If you run Oliver's test program along with some other Windows apps you can probably see the effects.
I dug into this a bit further.
Felix, the extra 100 yields are coming from code I prompted, in ntdll/sync.c; if the return from an NtWait... is TIMEOUT, then we force a yield. (The thread that points to more info is here: http://www.winehq.org/hypermail/wine-devel/2005/01/0469.html)
If I back that down and apply your patch, I can get to 100/1/1. This also makes Olivers test program retain priority (rather than slowing to a crawl as it does today). In fact, it keeps too high a priority (the perl test is slow and jerky by comparison to the Wine one, instead of being relatively even as on Windows). I'd theorize that's due to the server calls; we smell like an X process so we get priority.
However, this makes it clear to me that the yield in message.c is largely moot; you need to remove both that one and the one in ntdll/sync.c to have any material effect on Wine timing with messages.
Further, while I've been wanting to probe that yield in ntdll.c further, I haven't done my homework yet, so I think maybe I'll shut up and slink back into my corner.
Cheers,
Jeremy
Jeremy White jwhite@codeweavers.com writes:
However, this makes it clear to me that the yield in message.c is largely moot; you need to remove both that one and the one in ntdll/sync.c to have any material effect on Wine timing with messages.
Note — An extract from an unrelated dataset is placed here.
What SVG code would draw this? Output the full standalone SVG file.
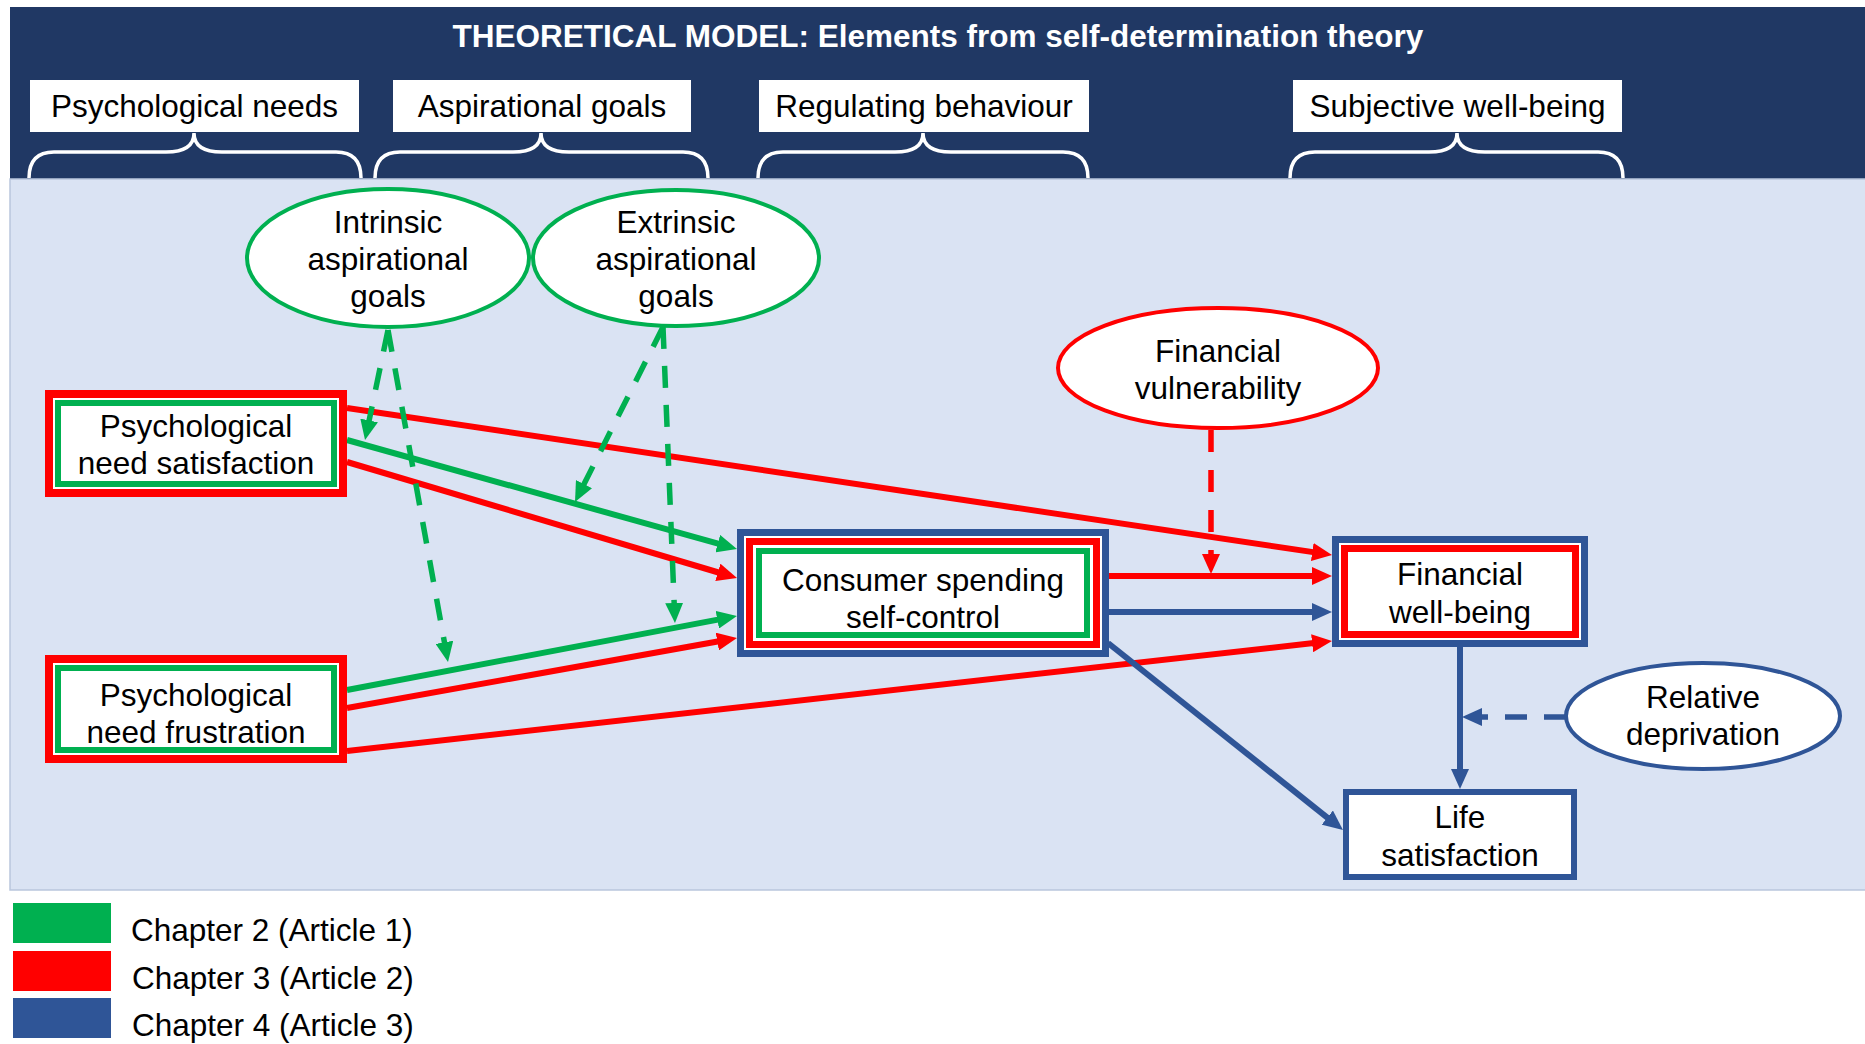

Actually it should be enough to not yield in MsgWaitForMultipleObjects when we are only checking for X events, and that would be correct IMO since the check for X events is always in addition to the normal behavior. Something like this should do it:
Index: dlls/x11drv/event.c =================================================================== RCS file: /opt/cvs-commit/wine/dlls/x11drv/event.c,v retrieving revision 1.56 diff -u -p -r1.56 event.c --- dlls/x11drv/event.c 25 Jul 2005 11:08:43 -0000 1.56 +++ dlls/x11drv/event.c 3 Aug 2005 08:28:52 -0000 @@ -295,12 +295,13 @@ DWORD X11DRV_MsgWaitForMultipleObjectsEx
data->process_event_count++; if (process_events( data->display, mask )) ret = count; - else + else if (count || timeout) { ret = WaitForMultipleObjectsEx( count+1, new_handles, flags & MWMO_WAITALL, timeout, flags & MWMO_ALERTABLE ); if (ret == count) process_events( data->display, mask ); } + else ret = WAIT_TIMEOUT; data->process_event_count--; return ret; }
We changed our program to avoid the needless polling (only two PeekMessage are needet then). We add also the PM_NOYIELD. This gives back the reaction of the program if some other process consumes process time. But the speed is more reduced than windows.
Your patch works for our program. It seems it is faster than before.
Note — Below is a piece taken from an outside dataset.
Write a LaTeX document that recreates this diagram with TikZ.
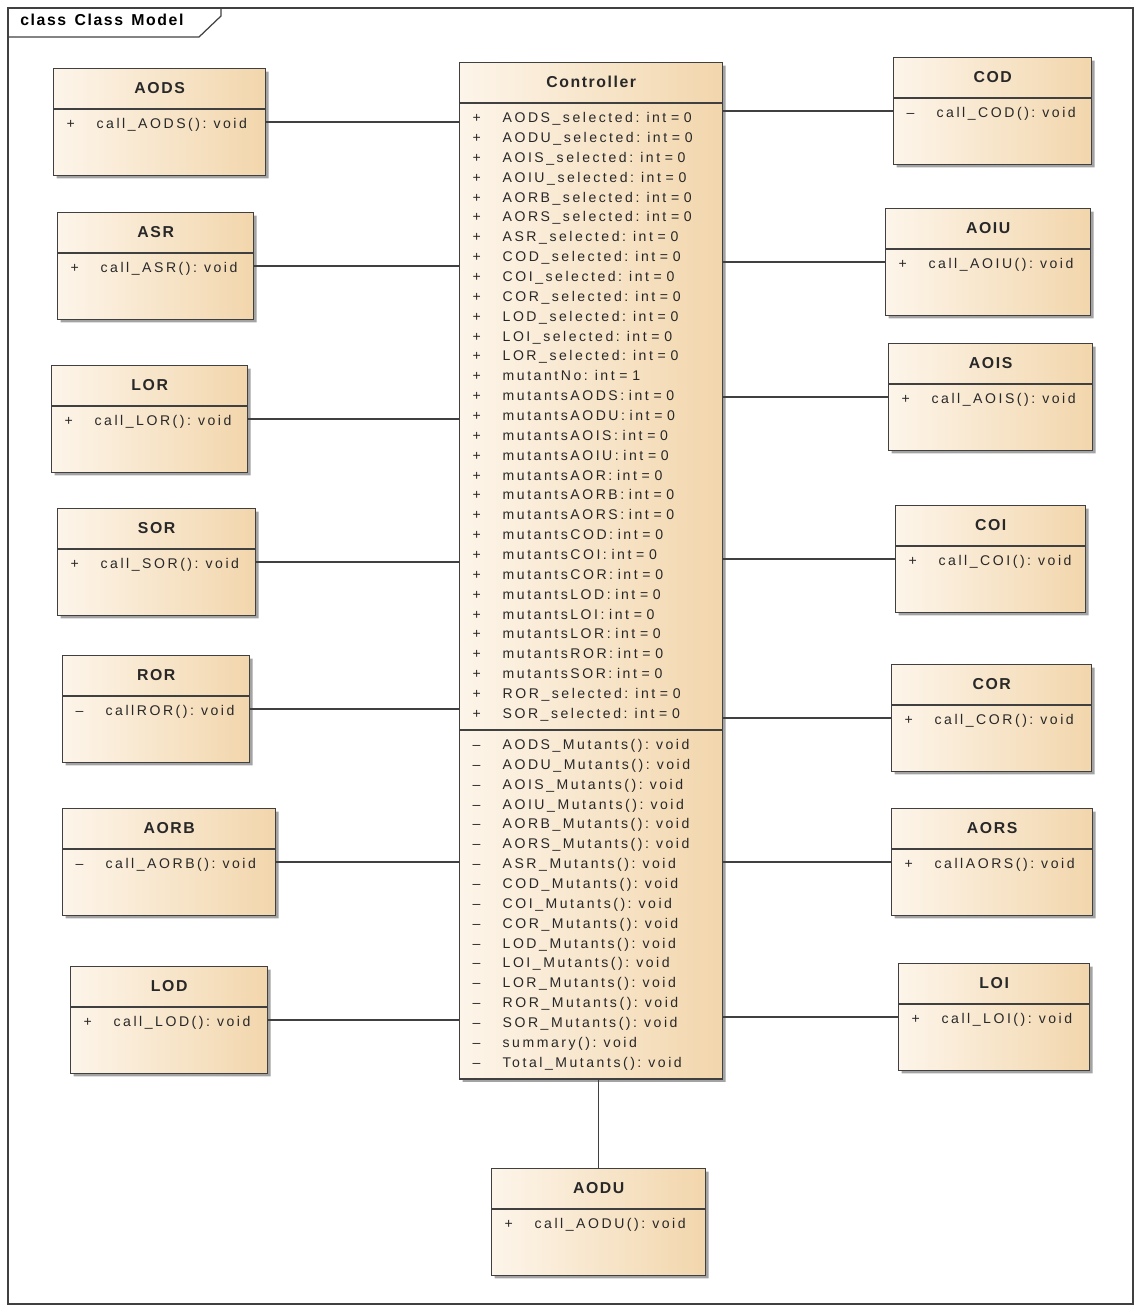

So now our program works, not fine but it works.
If you can find a better fix, it would be fine...
Jeremy White jwhite@codeweavers.com writes:
However, this makes it clear to me that the yield in message.c is largely moot; you need to remove both that one and the one in ntdll/sync.c to have any material effect on Wine timing with messages.
Actually it should be enough to not yield in MsgWaitForMultipleObjects when we are only checking for X events, and that would be correct IMO since the check for X events is always in addition to the normal behavior. Something like this should do it:
Index: dlls/x11drv/event.c
RCS file: /opt/cvs-commit/wine/dlls/x11drv/event.c,v retrieving revision 1.56 diff -u -p -r1.56 event.c --- dlls/x11drv/event.c 25 Jul 2005 11:08:43 -0000 1.56 +++ dlls/x11drv/event.c 3 Aug 2005 08:28:52 -0000 @@ -295,12 +295,13 @@ DWORD X11DRV_MsgWaitForMultipleObjectsEx
data->process_event_count++; if (process_events( data->display, mask )) ret = count;
- else
- else if (count || timeout) { ret = WaitForMultipleObjectsEx( count+1, new_handles, flags &
MWMO_WAITALL, timeout, flags & MWMO_ALERTABLE ); if (ret == count) process_events( data->display, mask ); }
- else ret = WAIT_TIMEOUT; data->process_event_count--; return ret;
}
Oliver Mössinger wrote:
We changed our program to avoid the needless polling (only two PeekMessage are needet then). We add also the PM_NOYIELD. This gives back the reaction of the program if some other process consumes process time. But the speed is more reduced than windows.
So we actually got a real world app which depends (depended, but we don't want apps getting fixed for Wine, right?) on PeekMessage not giving away timeslices?
Felix
I wrote:
since a server call is much more expensive than a Windows system call.
Would using shm fix that?
No, you don't want to put the message queue in shared memory, that's not reliable.
shm + kernel handles for synchronization then?
Wait, putting the message queue into shm isn't what I wanted to suggest (although it would be possible with kernel handles, no?). :-)
I meant that using shm generally would lower the cost of a server request and doing that extra yield would no longer be necessary (although we'd still have the other yield due to the request itself unless the queue is put into shm).
Felix
Felix Nawothnig felix.nawothnig@t-online.de writes:
I meant that using shm generally would lower the cost of a server request and doing that extra yield would no longer be necessary (although we'd still have the other yield due to the request itself unless the queue is put into shm).
If you mean passing the parameters through shared memory instead of a pipe, then no, it doesn't really make a difference. The cost is not the few bytes we need to copy across, it's the context switches.